January 23, 2007 | Cbonds
|Fitch Ratings-London/Milan-22 January 2007: Fitch Ratings has today assigned Ukraine Mortgage Loan Finance No.1 plc's Class A note an expected 'BBB-' (BBB minus) rating and Class B notes an expected rating of 'B+'. The Class C notes and the step-up interest due on Class A and B notes after the step up date (30 April 2014) are unrated. This is the first cross-border RMBS transaction out of Ukraine. The originator and seller of the mortgage portfolio is Privatbank JSCC (rated 'B'/'B'/Positive Outlook), the largest financial institution in the country. The final ratings are contingent on the receipt of final documents conforming to information already received.|
The transaction is a USD180 million securitisation of first-lien US dollar-denominated, Ukrainian law residential mortgage loans together with their ancillary rights. The ratings address timely payment of Class A interest, ultimate payment of Class B interest and ultimate payment of principal at the final legal maturity of the notes (30 December 2031) in accordance with the terms of the notes. The ratings do not address payment of step-up interest on the notes.

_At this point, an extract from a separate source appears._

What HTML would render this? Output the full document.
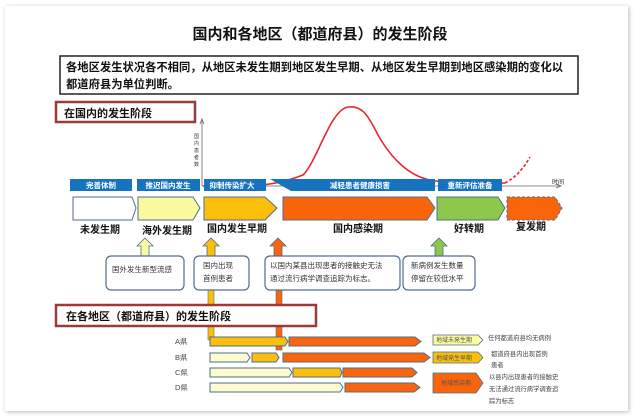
<!DOCTYPE html>
<html><head><meta charset="utf-8"><style>
html,body{margin:0;padding:0;background:#fff;}
svg{display:block;font-family:"Liberation Sans","Noto Sans CJK SC",sans-serif;}
</style></head><body>
<svg width="640" height="420" viewBox="0 0 640 420" xmlns="http://www.w3.org/2000/svg">
<defs>
<filter id="sh" x="-5%" y="-5%" width="110%" height="110%"><feDropShadow dx="1" dy="1" stdDeviation="2" flood-color="#888" flood-opacity="0.6"/></filter>
</defs>
<rect x="5" y="6" width="623" height="405" fill="#fff" filter="url(#sh)"/>
<text x="320" y="39" text-anchor="middle" font-size="15" font-weight="bold" fill="#111">国内和各地区（都道府县）的发生阶段</text>
<rect x="60" y="56" width="518" height="38" fill="#fff" stroke="#222" stroke-width="1.5"/>
<text x="66" y="71" font-size="11.3" font-weight="bold" fill="#111">各地区发生状况各不相同，从地区未发生期到地区发生早期、从地区发生早期到地区感染期的变化以</text>
<text x="66" y="88" font-size="11.3" font-weight="bold" fill="#111">都道府县为单位判断。</text>
<!-- domestic label -->
<rect x="56" y="102" width="139" height="20" fill="#fff" stroke="#9b3a3a" stroke-width="2.5"/>
<text x="64" y="117" font-size="11" font-weight="bold" fill="#111">在国内的发生阶段</text>
<!-- axes -->
<line x1="202" y1="186" x2="202" y2="120" stroke="#666" stroke-width="0.8"/>
<path d="M200,124 L202,119 L204,124" fill="none" stroke="#666" stroke-width="0.8"/>
<line x1="202" y1="186" x2="560" y2="186" stroke="#666" stroke-width="0.8"/>
<path d="M556,184 L561,186 L556,188" fill="none" stroke="#666" stroke-width="0.8"/>
<text x="552" y="184" font-size="6" fill="#222">时间</text>
<text font-size="5" fill="#333"><tspan x="194" y="138">国</tspan><tspan x="194" y="145">内</tspan><tspan x="194" y="152">患</tspan><tspan x="194" y="159">者</tspan><tspan x="194" y="166">数</tspan></text>
<path d="M203,186 L260,185 C275,184 290,180 303,175 C318,160 330,110 348,107 C362,105 368,115 378,135 C392,160 410,176 430,180 C455,185 490,184 505,183" fill="none" stroke="#e8262b" stroke-width="1.6"/>
<path d="M505,183 C515,178 524,168 530,157" fill="none" stroke="#e8262b" stroke-width="1.6" stroke-dasharray="3,2"/>
<!-- blue bars -->
<g fill="#1573c0">
<rect x="70" y="179" width="62" height="12"/>
<rect x="137" y="179" width="63" height="12"/>
<rect x="204" y="179" width="62" height="12"/>
<polygon points="270,179 435,179 435,191 291,191"/>
<rect x="438" y="179" width="64" height="12"/>
</g>
<g font-size="7.5" fill="#fff" font-weight="bold" text-anchor="middle">
<text x="101" y="188">完善体制</text>
<text x="168" y="188">推迟国内发生</text>
<text x="232" y="188">抑制传染扩大</text>
<text x="360" y="188">减轻患者健康损害</text>
<text x="470" y="188">重新评估准备</text>
</g>
<!-- phase arrows -->
<g stroke="#4f6d8e" stroke-width="1">
<polygon points="73,197 132,197 136,208 132,220 73,220" fill="#fff"/>
<polygon points="138,197 193,197 200,208 193,220 138,220" fill="#fafaa0"/>
<polygon points="204,197 265,197 277,208 265,220 204,220" fill="#fbbe0a"/>
<polygon points="283,197 427,197 435,208 427,220 283,220" fill="#fa640a"/>
<polygon points="437,197 498,197 505,208 498,220 437,220" fill="#8cc84b"/>
<polygon points="507,197 555,197 562,208 555,220 507,220" fill="#fa640a" stroke-dasharray="3,2"/>
</g>
<g font-size="10" font-weight="bold" fill="#111" text-anchor="middle">
<text x="100" y="233">未发生期</text>
<text x="167" y="234">海外发生期</text>
<text x="237" y="232">国内发生早期</text>
<text x="358" y="232">国内感染期</text>
<text x="469" y="232">好转期</text>
<text x="531" y="230">复发期</text>
</g>
<!-- up arrows -->
<g stroke="#4f6d8e" stroke-width="0.8">
<polygon points="145,238 153,246 149,246 149,256 141,256 141,246 137,246" fill="#fafaa0"/>
<polygon points="211,238 219,246 215,246 215,256 207,256 207,246 203,246" fill="#fbbe0a"/>
<polygon points="278,238 286,246 282,246 282,256 274,256 274,246 270,246" fill="#fa640a"/>
<polygon points="439,238 447,246 443,246 443,256 435,256 435,246 431,246" fill="#8cc84b"/>
</g>
<!-- vertical connectors -->
<rect x="208" y="288" width="6" height="52" fill="#fbbe0a" stroke="#4f6d8e" stroke-width="0.6"/>
<rect x="276" y="288" width="6" height="62" fill="#fa640a" stroke="#4f6d8e" stroke-width="0.6"/>
<!-- callouts -->
<g fill="#fff" stroke="#4f6d8e" stroke-width="1.2">
<rect x="106" y="256" width="78" height="34" rx="5"/>
<rect x="194" y="256" width="55" height="34" rx="5"/>
<rect x="265" y="256" width="135" height="34" rx="5"/>
<rect x="403" y="256" width="72" height="34" rx="5"/>
</g>
<g font-size="7.5" fill="#333">
<text x="112" y="272">国外发生新型流感</text>
<text x="203" y="268">国内出现</text>
<text x="203" y="281">首例患者</text>
<text x="270" y="268">以国内某县出现患者的接触史无法</text>
<text x="270" y="281">通过流行病学调查追踪为标志。</text>
<text x="411" y="268">新病例发生数量</text>
<text x="411" y="281">停留在较低水平</text>
</g>
<!-- regional label -->
<rect x="56" y="305" width="260" height="21" fill="#fff" stroke="#9b3a3a" stroke-width="2.5"/>
<text x="66" y="320" font-size="11" font-weight="bold" fill="#111">在各地区（都道府县）的发生阶段</text>
<!-- rows -->
<g font-size="7.5" fill="#444">
<text x="175" y="344">A県</text><text x="175" y="360">B県</text><text x="175" y="375">C県</text><text x="175" y="390">D県</text>
</g>
<g stroke="#4f6d8e" stroke-width="1">
<polygon points="210,337 285,337 288,341.5 285,346 210,346" fill="#fbbe0a"/>
<polygon points="289,337 415,337 421,341.5 415,346 289,346" fill="#fa640a"/>
<polygon points="210,353 247,353 250,357.5 247,362 210,362" fill="#fdfbd0"/>
<polygon points="252,353 276,353 279,357.5 276,362 252,362" fill="#fbbe0a"/>
<polygon points="283,353 424,353 430,357.5 424,362 283,362" fill="#fa640a"/>
<polygon points="210,368 289,368 292,372.5 289,377 210,377" fill="#fdfbd0"/>
<polygon points="293,368 340,368 342,372.5 340,377 293,377" fill="#fbbe0a"/>
<polygon points="343,368 412,368 417,372.5 412,377 343,377" fill="#fa640a"/>
<polygon points="210,383 340,383 343,387.5 340,392 210,392" fill="#fdfbd0"/>
<polygon points="345,383 414,383 420,387.5 414,392 345,392" fill="#fa640a"/>
</g>
<!-- legend -->
<g stroke="#4f6d8e" stroke-width="0.8">
<polygon points="433,335 478,335 483,340 478,345 433,345" fill="#fafaa0"/>
<polygon points="433,352 478,352 483,357.5 478,363 433,363" fill="#fbbe0a"/>
<polygon points="433,373 476,373 483,383 476,393 433,393" fill="#fa640a"/>
</g>
<g font-size="6" fill="#555">
<text x="436" y="342">地域未発生期</text>
<text x="436" y="360">地域発生早期</text>
<text x="441" y="385">地域感染期</text>
</g>
<g font-size="6.3" fill="#444">
<text x="488" y="340">任何都道府县均无病例</text>
<text x="491" y="356">都道府县内出现首例</text>
<text x="491" y="367">患者</text>
<text x="489" y="379">以县内出现患者的接触史</text>
<text x="489" y="391">无法通过流行病学调查追</text>
<text x="489" y="403">踪为标志</text>
</g>
</svg>
</body></html>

The expected ratings are based on the quality of the collateral, available credit enhancement, the underwriting and servicing capabilities of the originator and the legal structure of the transaction. Initial credit enhancement of 29.5% for the Class A notes will be provided by subordination of the Class B notes (20.5%), and the Class C notes (5%). A reserve fund of 4% is in place to cover defaults and potential liquidity shortfalls, while separate reserve funds are in place to cover set-off risks (1.07%) and hardening periods under a Political Risk Insurance policy (4.5%). A non-amortising reserve of 0.4% covers potential liquidity shortfalls due to commingling.
The mortgage assets are denominated in US dollars, which is common in Ukraine. As the notes are also denominated in US dollars, the transaction does not benefit from any exchange rate swap. However, as obligor income is denominated in local currency the analysis takes into account the effect of currency devaluation on loan performance. The Class A notes are rated above the 'BB-' (BB minus) Country Ceiling for Ukraine, and consequently the structure benefits from a political risk insurance that mitigates the risks associated with any restriction on the transfer of hard currency out of the country.
The transaction may also be vulnerable to event risks such as government intervention, including expropriation of property and a possible redenomination of the currency in which the assets are denominated. According to Nick Eisinger, Head of Emerging Markets Structured Finance at Fitch, "While these factors become more risky when rating above the sovereign rating and Country Ceiling, in Fitch's view, these risks are not associated with a rating stress of up to three notches above the Country Ceiling for this transaction." Nonetheless, this creates some credit linkage between the transaction rating and the 'BB-' (BB minus) rating of the Ukrainian sovereign.
The Ukrainian legal system is in a state of evolution, and the legal environment governing securitisation remains untested. The assignment of the assets and their ancillary rights relies on provisions on the Ukrainian general law as no specific securitisation law currently exists in Ukraine. The transaction legal opinions are able to confirm that the essential components of a true sale are achieved under the transaction documents, but they do carry some relatively heavy qualifications. Again, while the structural features of the transaction adequately mitigate these uncertainties, the ratings are nonetheless credit-linked to the rating of the originator.